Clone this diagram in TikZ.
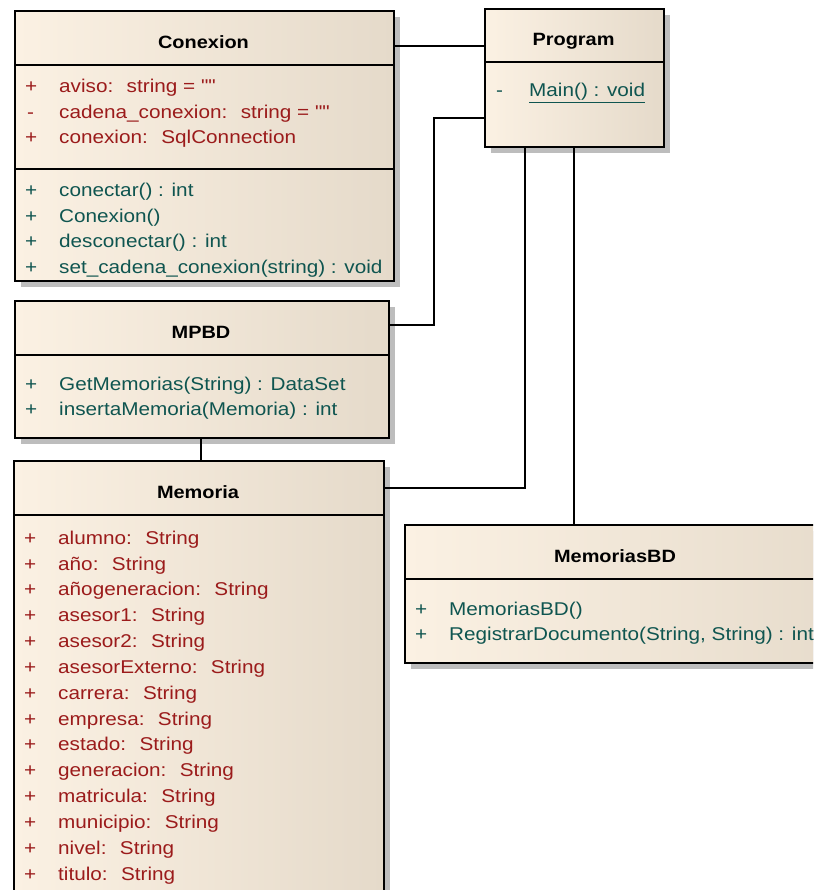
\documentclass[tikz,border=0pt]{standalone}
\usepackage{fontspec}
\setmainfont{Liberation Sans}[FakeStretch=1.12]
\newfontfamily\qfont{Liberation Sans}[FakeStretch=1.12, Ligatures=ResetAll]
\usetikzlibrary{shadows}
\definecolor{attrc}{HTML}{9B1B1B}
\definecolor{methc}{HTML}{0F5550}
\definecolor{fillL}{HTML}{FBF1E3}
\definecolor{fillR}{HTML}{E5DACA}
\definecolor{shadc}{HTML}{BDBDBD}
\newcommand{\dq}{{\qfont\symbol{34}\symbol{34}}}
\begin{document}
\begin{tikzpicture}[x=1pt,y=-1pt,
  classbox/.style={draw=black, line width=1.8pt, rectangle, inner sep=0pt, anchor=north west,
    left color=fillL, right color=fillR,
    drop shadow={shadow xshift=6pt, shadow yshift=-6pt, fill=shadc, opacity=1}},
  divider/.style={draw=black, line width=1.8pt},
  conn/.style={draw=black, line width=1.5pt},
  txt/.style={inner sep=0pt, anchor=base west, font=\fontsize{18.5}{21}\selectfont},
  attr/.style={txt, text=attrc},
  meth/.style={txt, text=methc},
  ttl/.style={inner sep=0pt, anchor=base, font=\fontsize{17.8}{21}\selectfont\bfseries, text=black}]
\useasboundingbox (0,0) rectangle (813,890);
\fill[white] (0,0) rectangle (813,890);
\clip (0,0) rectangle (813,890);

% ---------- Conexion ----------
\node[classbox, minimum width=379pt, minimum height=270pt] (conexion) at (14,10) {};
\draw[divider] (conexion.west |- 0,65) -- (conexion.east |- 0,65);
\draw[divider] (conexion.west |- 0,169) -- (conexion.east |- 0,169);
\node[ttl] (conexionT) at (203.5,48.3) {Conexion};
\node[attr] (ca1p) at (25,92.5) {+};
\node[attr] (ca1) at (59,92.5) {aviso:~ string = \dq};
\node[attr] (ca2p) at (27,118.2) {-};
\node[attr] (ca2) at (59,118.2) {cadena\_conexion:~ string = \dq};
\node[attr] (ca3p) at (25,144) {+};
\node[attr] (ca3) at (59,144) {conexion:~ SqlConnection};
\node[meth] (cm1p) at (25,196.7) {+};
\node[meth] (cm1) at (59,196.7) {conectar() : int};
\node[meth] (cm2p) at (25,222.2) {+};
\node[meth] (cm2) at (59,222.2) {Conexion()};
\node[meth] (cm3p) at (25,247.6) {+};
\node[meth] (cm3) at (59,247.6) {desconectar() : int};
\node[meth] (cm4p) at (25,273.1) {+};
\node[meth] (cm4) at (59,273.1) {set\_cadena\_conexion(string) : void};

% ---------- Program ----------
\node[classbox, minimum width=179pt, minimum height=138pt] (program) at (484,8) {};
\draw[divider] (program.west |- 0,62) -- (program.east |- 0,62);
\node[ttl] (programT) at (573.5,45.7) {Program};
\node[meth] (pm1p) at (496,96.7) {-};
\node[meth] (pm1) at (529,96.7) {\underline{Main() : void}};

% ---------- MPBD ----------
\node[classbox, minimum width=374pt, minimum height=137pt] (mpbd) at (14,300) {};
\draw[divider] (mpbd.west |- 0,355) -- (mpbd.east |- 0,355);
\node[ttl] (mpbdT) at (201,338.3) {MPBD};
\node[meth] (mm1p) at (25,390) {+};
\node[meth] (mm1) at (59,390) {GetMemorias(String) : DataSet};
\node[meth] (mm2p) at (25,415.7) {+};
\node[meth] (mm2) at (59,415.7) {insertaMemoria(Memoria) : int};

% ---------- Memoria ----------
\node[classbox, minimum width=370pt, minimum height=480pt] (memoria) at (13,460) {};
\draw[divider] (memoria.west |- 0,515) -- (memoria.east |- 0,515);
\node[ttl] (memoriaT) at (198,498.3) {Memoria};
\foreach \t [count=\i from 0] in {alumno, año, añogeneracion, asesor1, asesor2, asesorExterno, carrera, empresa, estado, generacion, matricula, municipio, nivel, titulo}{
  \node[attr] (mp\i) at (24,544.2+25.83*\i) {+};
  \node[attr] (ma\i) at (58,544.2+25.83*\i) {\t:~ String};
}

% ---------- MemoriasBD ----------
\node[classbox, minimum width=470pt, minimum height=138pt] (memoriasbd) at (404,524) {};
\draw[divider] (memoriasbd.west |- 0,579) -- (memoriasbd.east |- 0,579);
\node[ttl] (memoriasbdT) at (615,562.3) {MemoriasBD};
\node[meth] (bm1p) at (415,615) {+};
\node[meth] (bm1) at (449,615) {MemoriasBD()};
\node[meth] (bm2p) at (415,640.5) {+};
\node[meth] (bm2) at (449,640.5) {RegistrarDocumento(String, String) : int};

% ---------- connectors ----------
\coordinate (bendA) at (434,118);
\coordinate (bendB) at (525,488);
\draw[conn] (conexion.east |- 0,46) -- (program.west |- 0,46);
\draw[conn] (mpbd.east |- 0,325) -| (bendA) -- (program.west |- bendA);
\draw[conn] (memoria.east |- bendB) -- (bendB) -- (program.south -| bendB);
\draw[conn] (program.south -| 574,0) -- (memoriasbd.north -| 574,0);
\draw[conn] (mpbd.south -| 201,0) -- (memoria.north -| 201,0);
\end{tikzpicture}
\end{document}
——
• _Exercise task_
Copy the material exactly. Do not include the pictures.

• _Response to the exercise_
Clone this diagram in TikZ.
\documentclass[tikz,border=0pt]{standalone}
\usepackage{fontspec}
\setmainfont{Liberation Sans}[FakeStretch=1.12]
\newfontfamily\qfont{Liberation Sans}[FakeStretch=1.12, Ligatures=ResetAll]
\usetikzlibrary{shadows}
\definecolor{attrc}{HTML}{9B1B1B}
\definecolor{methc}{HTML}{0F5550}
\definecolor{fillL}{HTML}{FBF1E3}
\definecolor{fillR}{HTML}{E5DACA}
\definecolor{shadc}{HTML}{BDBDBD}
\newcommand{\dq}{{\qfont\symbol{34}\symbol{34}}}
\begin{document}
\begin{tikzpicture}[x=1pt,y=-1pt,
  classbox/.style={draw=black, line width=1.8pt, rectangle, inner sep=0pt, anchor=north west,
    left color=fillL, right color=fillR,
    drop shadow={shadow xshift=6pt, shadow yshift=-6pt, fill=shadc, opacity=1}},
  divider/.style={draw=black, line width=1.8pt},
  conn/.style={draw=black, line width=1.5pt},
  txt/.style={inner sep=0pt, anchor=base west, font=\fontsize{18.5}{21}\selectfont},
  attr/.style={txt, text=attrc},
  meth/.style={txt, text=methc},
  ttl/.style={inner sep=0pt, anchor=base, font=\fontsize{17.8}{21}\selectfont\bfseries, text=black}]
\useasboundingbox (0,0) rectangle (813,890);
\fill[white] (0,0) rectangle (813,890);
\clip (0,0) rectangle (813,890);

% ---------- Conexion ----------
\node[classbox, minimum width=379pt, minimum height=270pt] (conexion) at (14,10) {};
\draw[divider] (conexion.west |- 0,65) -- (conexion.east |- 0,65);
\draw[divider] (conexion.west |- 0,169) -- (conexion.east |- 0,169);
\node[ttl] (conexionT) at (203.5,48.3) {Conexion};
\node[attr] (ca1p) at (25,92.5) {+};
\node[attr] (ca1) at (59,92.5) {aviso:~ string = \dq};
\node[attr] (ca2p) at (27,118.2) {-};
\node[attr] (ca2) at (59,118.2) {cadena\_conexion:~ string = \dq};
\node[attr] (ca3p) at (25,144) {+};
\node[attr] (ca3) at (59,144) {conexion:~ SqlConnection};
\node[meth] (cm1p) at (25,196.7) {+};
\node[meth] (cm1) at (59,196.7) {conectar() : int};
\node[meth] (cm2p) at (25,222.2) {+};
\node[meth] (cm2) at (59,222.2) {Conexion()};
\node[meth] (cm3p) at (25,247.6) {+};
\node[meth] (cm3) at (59,247.6) {desconectar() : int};
\node[meth] (cm4p) at (25,273.1) {+};
\node[meth] (cm4) at (59,273.1) {set\_cadena\_conexion(string) : void};

% ---------- Program ----------
\node[classbox, minimum width=179pt, minimum height=138pt] (program) at (484,8) {};
\draw[divider] (program.west |- 0,62) -- (program.east |- 0,62);
\node[ttl] (programT) at (573.5,45.7) {Program};
\node[meth] (pm1p) at (496,96.7) {-};
\node[meth] (pm1) at (529,96.7) {\underline{Main() : void}};

% ---------- MPBD ----------
\node[classbox, minimum width=374pt, minimum height=137pt] (mpbd) at (14,300) {};
\draw[divider] (mpbd.west |- 0,355) -- (mpbd.east |- 0,355);
\node[ttl] (mpbdT) at (201,338.3) {MPBD};
\node[meth] (mm1p) at (25,390) {+};
\node[meth] (mm1) at (59,390) {GetMemorias(String) : DataSet};
\node[meth] (mm2p) at (25,415.7) {+};
\node[meth] (mm2) at (59,415.7) {insertaMemoria(Memoria) : int};

% ---------- Memoria ----------
\node[classbox, minimum width=370pt, minimum height=480pt] (memoria) at (13,460) {};
\draw[divider] (memoria.west |- 0,515) -- (memoria.east |- 0,515);
\node[ttl] (memoriaT) at (198,498.3) {Memoria};
\foreach \t [count=\i from 0] in {alumno, año, añogeneracion, asesor1, asesor2, asesorExterno, carrera, empresa, estado, generacion, matricula, municipio, nivel, titulo}{
  \node[attr] (mp\i) at (24,544.2+25.83*\i) {+};
  \node[attr] (ma\i) at (58,544.2+25.83*\i) {\t:~ String};
}

% ---------- MemoriasBD ----------
\node[classbox, minimum width=470pt, minimum height=138pt] (memoriasbd) at (404,524) {};
\draw[divider] (memoriasbd.west |- 0,579) -- (memoriasbd.east |- 0,579);
\node[ttl] (memoriasbdT) at (615,562.3) {MemoriasBD};
\node[meth] (bm1p) at (415,615) {+};
\node[meth] (bm1) at (449,615) {MemoriasBD()};
\node[meth] (bm2p) at (415,640.5) {+};
\node[meth] (bm2) at (449,640.5) {RegistrarDocumento(String, String) : int};

% ---------- connectors ----------
\coordinate (bendA) at (434,118);
\coordinate (bendB) at (525,488);
\draw[conn] (conexion.east |- 0,46) -- (program.west |- 0,46);
\draw[conn] (mpbd.east |- 0,325) -| (bendA) -- (program.west |- bendA);
\draw[conn] (memoria.east |- bendB) -- (bendB) -- (program.south -| bendB);
\draw[conn] (program.south -| 574,0) -- (memoriasbd.north -| 574,0);
\draw[conn] (mpbd.south -| 201,0) -- (memoria.north -| 201,0);
\end{tikzpicture}
\end{document}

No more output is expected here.